Elixir doesn't really push much of the state of the art forward. It's pretty much Erlang with new clothes (and some nice cleanups). I worked with it for over a year and while I loved the 'fail fast' model of programming, most of the errors that were caught were stupid programming errors that would have been trivial to catch by a type system.
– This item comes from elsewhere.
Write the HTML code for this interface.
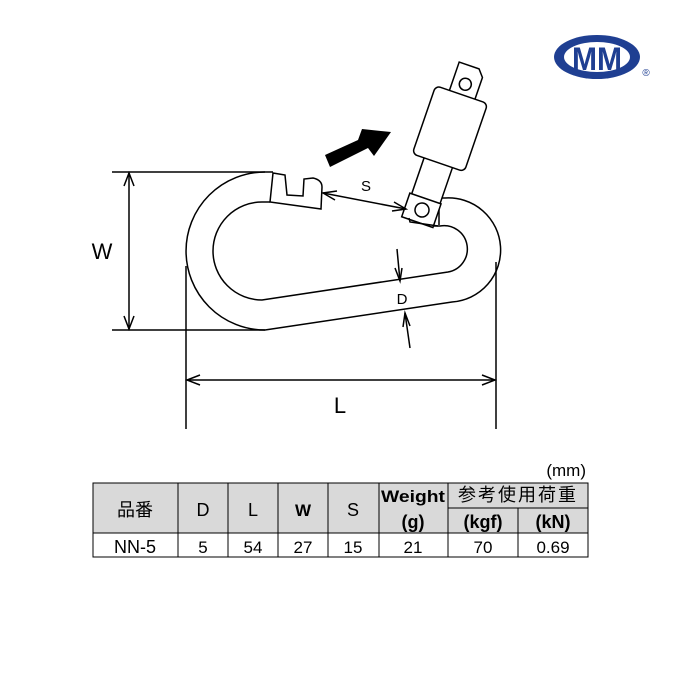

What I really want is a type system for reasoning about distributed, stateful, programs. Has to deal with mixing strongly consistent eventually consistent (CRDT) data with synchronisation points (see Bloom/Lasp), hot code reloads, migrations, messaging across nodes, possibly some sort of row polymorphism combined with clojure's namespaced symbols... Like sort-of like Cloud Haskell but with zero-downtime deployments. Or like Pony but with a better distribution story.


Distributed Pony will be there soon.

https://www.doc.ic.ac.uk/~scd/Disributed_Pony_Sept_13.pdf [pres], https://www.ponylang.org/media/papers/a_string_of_ponies.pdf [paper]

I'm not sold on Cloud Haskell or Clojure.


Elixir is mostly different syntax(Ruby-like instead of Prolog-like) for Erlang. Beyond syntax change it fixes some Erlang warts, ads better metaprograming and great tooling. Elixir isn't academic innovation - it's about proffessionals convinience and effectivness similar as go lang. Started by 1 person.